También se habla de las excelencias de la etapa americana de esta actriz donostiarra. Pero lo cierto es que lo mejor le fue dado en la francesa. Cuando en 1935 se quedó sin contrato en Hollywood, Conchita regresó a Europa. En Francia la dirigieron cineastas del calibre de Robert Siodmak, para quien protagonizó Noches de París (1936). Tras un primer matrimonio con el galán brasileño Raoul Roulien, con quien había ido al altar en el 35 para separarse de él en el 37, rodó en Italia La conjura de Florencia (Ladislao Vajda, 1941). Prohibida esta última por Mussolini, con la misma diligencia que Franco haría otro tanto con Rojo y negro, la actriz decidió regresar a España.
Aquí fue recibida como una estrella internacional, comparable con Greta Garbo. Y, verdaderamente, lo fue en algunos aspectos. Trabajó con algunos de los cineastas más sobresalientes de la posguerra. Así, para Florián Rey y CIFESA protagonizó Ídolos (1943), cuyo asunto —una famosa actriz francesa unida por un amor imposible a un español— le tocaba muy de cerca. Como, a su modo, también lo hizo Lola Montes (Antonio Román, 1942), una visión moralista de la célebre bailarina y cortesana decimonónica aludida en el título.

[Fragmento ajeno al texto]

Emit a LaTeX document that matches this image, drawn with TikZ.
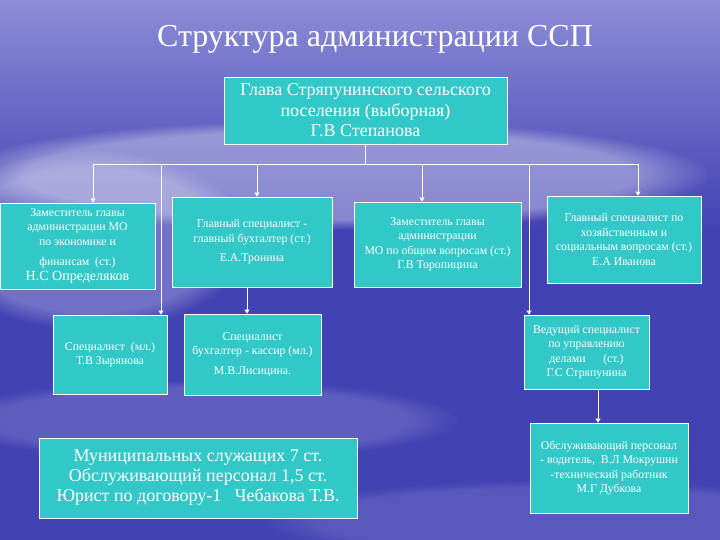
\documentclass[tikz,border=0pt]{standalone}
\usepackage{fontspec}
\setmainfont{Liberation Serif}
\usetikzlibrary{arrows.meta,fadings}

\definecolor{boxfill}{RGB}{50,200,200}
\definecolor{seadark}{RGB}{66,66,180}
\definecolor{sealight}{RGB}{140,140,215}

\begin{document}
\begin{tikzpicture}[
    x=1pt, y=-1pt,
    box/.style={draw=white, line width=0.8pt, fill=boxfill, text=white,
        align=center, inner sep=1pt, font=\fontsize{11.8}{14.5}\selectfont},
    conn/.style={draw=white, line width=0.9pt},
    arr/.style={conn, -{Triangle[width=5pt,length=4pt]}}
]

% Background
\useasboundingbox (0,0) rectangle (720,540);
\fill[seadark] (0,0) rectangle (720,540);
\shade[top color=sealight, bottom color=seadark] (0,0) rectangle (720,230);
\fill[white, opacity=0.35, path fading=circle with fuzzy edge 20 percent]
    (330,175) ellipse (380 and 55);
\fill[white, opacity=0.25, path fading=circle with fuzzy edge 20 percent]
    (90,240) ellipse (160 and 90);
\fill[white, opacity=0.15, path fading=circle with fuzzy edge 20 percent]
    (200,420) ellipse (260 and 40);
\fill[white, opacity=0.12, path fading=circle with fuzzy edge 20 percent]
    (560,520) ellipse (300 and 40);

% Title
\node[text=white, font=\fontsize{32}{36}\selectfont] (title) at (375,39)
    {Структура администрации ССП};

% Top box
\node[box, minimum width=283, minimum height=67,
    font=\fontsize{18}{20.5}\selectfont] (top) at (365.5,110.5)
    {Глава Стряпунинского сельского\\поселения (выборная)\\Г.В Степанова};

% First row
\node[box, minimum width=155, minimum height=86] (b1) at (77.5,246)
    {Заместитель главы\\администрации МО\\по экономике и\\[6pt]финансам \ (ст.)\\
     {\fontsize{14}{14}\selectfont Н.С Определяков}};
\node[box, minimum width=160, minimum height=90] (b2) at (252,242)
    {Главный специалист -\\главный бухгалтер (ст.)\\[5pt]Е.А.Тронина};
\node[box, minimum width=167, minimum height=85] (b3) at (437.5,244.5)
    {Заместитель главы\\администрации\\МО по общим вопросам (ст.)\\Г.В Торопицина};
\node[box, minimum width=154, minimum height=87] (b4) at (624,239.5)
    {Главный специалист по\\хозяйственным и\\социальным вопросам (ст.)\\Е.А Иванова};

% Second row
\node[box, minimum width=114, minimum height=79] (b5) at (110,354.5)
    {Специалист \ (мл.)\\Т.В Зырянова};
\node[box, minimum width=137, minimum height=81] (b6) at (252.5,354.5)
    {Специалист\\бухгалтер - кассир (мл.)\\[5pt]М.В.Лисицина.};
\node[box, minimum width=125, minimum height=74] (b7) at (586.5,352)
    {Ведущий специалист\\по управлению\\делами \quad\ (ст.)\\Г.С Стряпунина};

% Bottom row
\node[box, minimum width=318, minimum height=80,
    font=\fontsize{18}{20}\selectfont] (b9) at (198,478)
    {Муниципальных служащих 7 ст.\\Обслуживающий персонал 1,5 ст.\\
     Юрист по договору-1 \ \ Чебакова Т.В.};
\node[box, minimum width=158, minimum height=90] (b8) at (609,468)
    {Обслуживающий персонал\\- водитель, \ В.Л Мокрушин\\-технический работник\\М.Г Дубкова};

% Connectors
\coordinate (bus1) at (93,164);
\coordinate (bus2) at (257,164);
\coordinate (bus3) at (422,164);
\coordinate (bus4) at (638,164);
\coordinate (bus5) at (161,164);
\coordinate (bus6) at (529,164);
\coordinate (down26) at (247,0);
\coordinate (down78) at (598,0);

\draw[conn] (top.south) -- (top.south |- bus1);
\draw[conn] (bus1) -- (bus4);
\draw[arr] (bus1) -- (bus1 |- b1.north);
\draw[arr] (bus2) -- (bus2 |- b2.north);
\draw[arr] (bus3) -- (bus3 |- b3.north);
\draw[arr] (bus4) -- (bus4 |- b4.north);
\draw[arr] (bus5) -- (bus5 |- b5.north);
\draw[arr] (bus6) -- (bus6 |- b7.north);
\draw[arr] (down26 |- b2.south) -- (down26 |- b6.north);
\draw[arr] (down78 |- b7.south) -- (down78 |- b8.north);

\end{tikzpicture}
\end{document}
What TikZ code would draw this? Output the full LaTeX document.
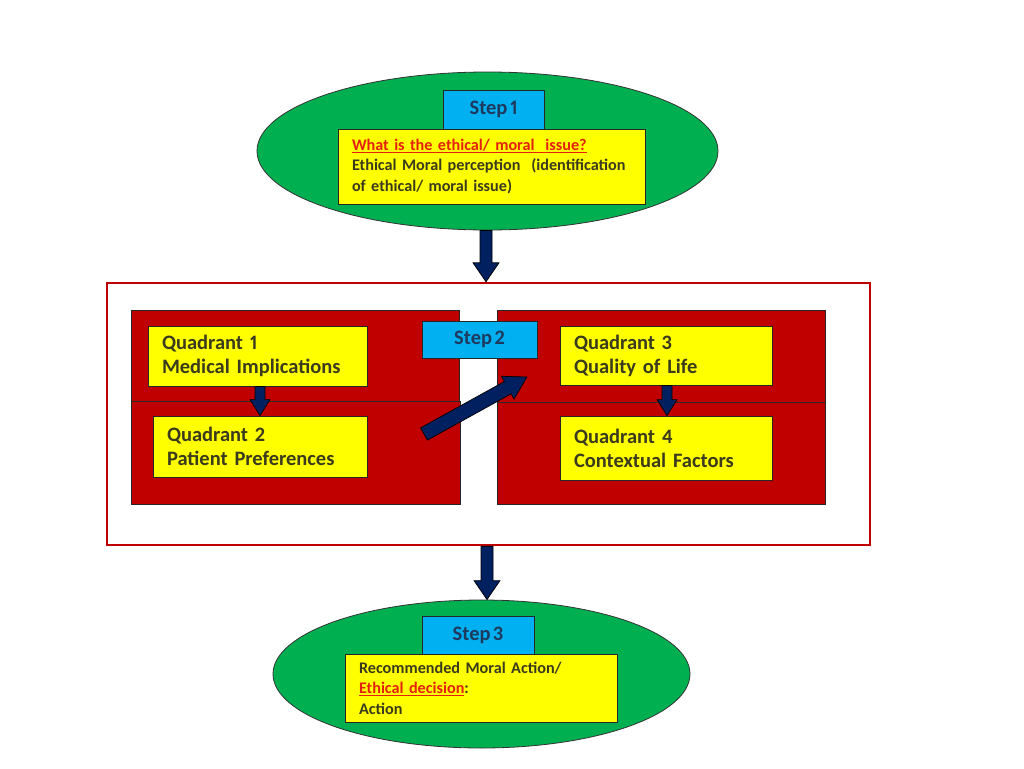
\documentclass[tikz,border=0pt]{standalone}
\usepackage{fontspec}
\setmainfont{Carlito}[Numbers=Proportional]
\usetikzlibrary{calc,shapes.geometric}
\definecolor{stepgreen}{HTML}{00B050}
\definecolor{boxyellow}{HTML}{FFFF00}
\definecolor{stepblue}{HTML}{00B0F0}
\definecolor{blockred}{HTML}{C00000}
\definecolor{navy}{HTML}{002060}
\definecolor{txt}{HTML}{3A3A1E}
\definecolor{steptxt}{HTML}{1F3A5F}
\definecolor{redtxt}{HTML}{E4200E}
\newcommand\myStepFont{\fontsize{20.5}{24}\selectfont\bfseries\spaceskip 0.13em plus 0.05em\relax}
\newcommand\myQuadFont{\fontsize{20.5}{24}\selectfont\bfseries\spaceskip 0.14em plus 0.05em\relax}
\newcommand\mySmallFont{\fontsize{16.2}{20.5}\selectfont\bfseries\spaceskip 0.16em plus 0.05em\relax}
\tikzset{
  stepoval/.style={ellipse, draw=black!80, line width=0.8pt, fill=stepgreen, inner sep=0pt},
  stepbox/.style={rectangle, draw=black!85, line width=0.8pt, fill=stepblue, inner sep=0pt,
     font=\myStepFont, text=steptxt},
  infobox/.style={rectangle, draw=black!85, line width=0.8pt, fill=boxyellow, inner sep=0pt,
     align=left, text=txt},
  quadfont/.style={font=\myQuadFont},
  smallfont/.style={font=\mySmallFont},
  redblock/.style={draw=black!85, line width=0.7pt, fill=blockred},
  frame/.style={draw=blockred, line width=2.4pt, fill=white},
  arrowst/.style={draw=black, line width=0.7pt, fill=navy, line join=miter},
}
% #1 from, #2 to, #3 half shaft, #4 half head, #5 head length
\newcommand\blockarrow[5]{%
  \coordinate (ba-c) at ($(#2)!#5pt!(#1)$);
  \draw[arrowst] ($(#1)!#3pt!90:(#2)$) -- ($(ba-c)!#3pt!90:(#2)$) -- ($(ba-c)!#4pt!90:(#2)$)
     -- (#2) -- ($(ba-c)!#4pt!-90:(#2)$) -- ($(ba-c)!#3pt!-90:(#2)$) -- ($(#1)!#3pt!-90:(#2)$) -- cycle;
}
\begin{document}
\begin{tikzpicture}[x=1pt,y=-1pt]
\useasboundingbox (0,0) rectangle (1024,768);
\fill[white] (0,0) rectangle (1024,768);

% Step 1
\node[stepoval, minimum width=461pt, minimum height=158pt] (s1) at (487.5,151) {};
\node[stepbox, minimum width=101pt, minimum height=39pt] (b1) at (493.5,109.5) {Step 1};
\node[infobox, smallfont, minimum width=307pt, minimum height=75pt, text width=279pt] (y1) at (491.5,166.5)
  {\textcolor{redtxt}{\underline{What is the ethical/ moral\ \ issue?}}\\
   Ethical Moral perception\ \ (identification\\ of ethical/ moral issue)};

% Step 2 frame
\node[frame, rectangle, minimum width=763pt, minimum height=262pt, inner sep=0pt] (fr) at (488.5,414) {};
\draw[redblock] (131,310) rectangle (459,401);
\draw[redblock] (131,401) rectangle (460,504);
\draw[redblock] (497,310) rectangle (825,402);
\draw[redblock] (497,402) rectangle (825,504);

\node[infobox, quadfont, minimum width=219pt, minimum height=60pt, text width=191pt] (q1) at (257.5,356)
  {Quadrant 1\\Medical Implications};
\node[infobox, quadfont, minimum width=214pt, minimum height=61pt, text width=186pt] (q2) at (260,446.5)
  {Quadrant 2\\Patient Preferences};
\node[infobox, quadfont, minimum width=212pt, minimum height=59pt, text width=184pt] (q3) at (666,355.5)
  {Quadrant 3\\Quality of Life};
\node[infobox, quadfont, minimum width=212pt, minimum height=64pt, text width=184pt] (q4) at (666,448)
  {Quadrant 4\\Contextual Factors};

\node[stepbox, minimum width=115pt, minimum height=37pt] (b2) at (479.5,339.5) {Step 2};

% Step 3
\node[stepoval, minimum width=417pt, minimum height=148pt] (s3) at (481.5,674) {};
\node[stepbox, minimum width=112pt, minimum height=38pt] (b3) at (478,635) {Step 3};
\node[infobox, smallfont, minimum width=272pt, minimum height=68pt, text width=244pt] (y3) at (481,688)
  {Recommended Moral Action/\\
   \textcolor{redtxt}{\underline{Ethical decision}}:\\
   Action};

% arrows
\coordinate (a1s) at (s1.south -| 486,0);
\coordinate (a1e) at (fr.north -| 486,0);
\blockarrow{a1s}{a1e}{6}{13}{19}
\coordinate (a3s) at (fr.south -| 487,0);
\coordinate (a3e) at (s3.north -| 487,0);
\blockarrow{a3s}{a3e}{6}{13}{19}
\coordinate (aq1s) at (q1.south -| 260,0);
\coordinate (aq1e) at (q2.north -| 260,0);
\blockarrow{aq1s}{aq1e}{5}{10}{16}
\coordinate (aq3s) at (q3.south -| 667,0);
\coordinate (aq3e) at (q4.north -| 667,0);
\blockarrow{aq3s}{aq3e}{5}{10}{16}
\coordinate (ad1) at (424,434);
\coordinate (ad2) at (527,377);
\blockarrow{ad1}{ad2}{7}{13}{22}
\end{tikzpicture}
\end{document}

Casada en 1944 con el diplomático falangista Ricardo Giménez-Arnau, de Conchita Montenegro nunca más se volvió a hablar. Su retiro, incluso después de enviudar en 1972, fue tan obstinado que rechazó la medalla al Mérito Artístico que el Ministerio de Cultura le concedió en 1990. En consecuencia, Conchita Montenegro, una de las grandes musas del Eros silente, murió en 2007 en el olvido más absoluto.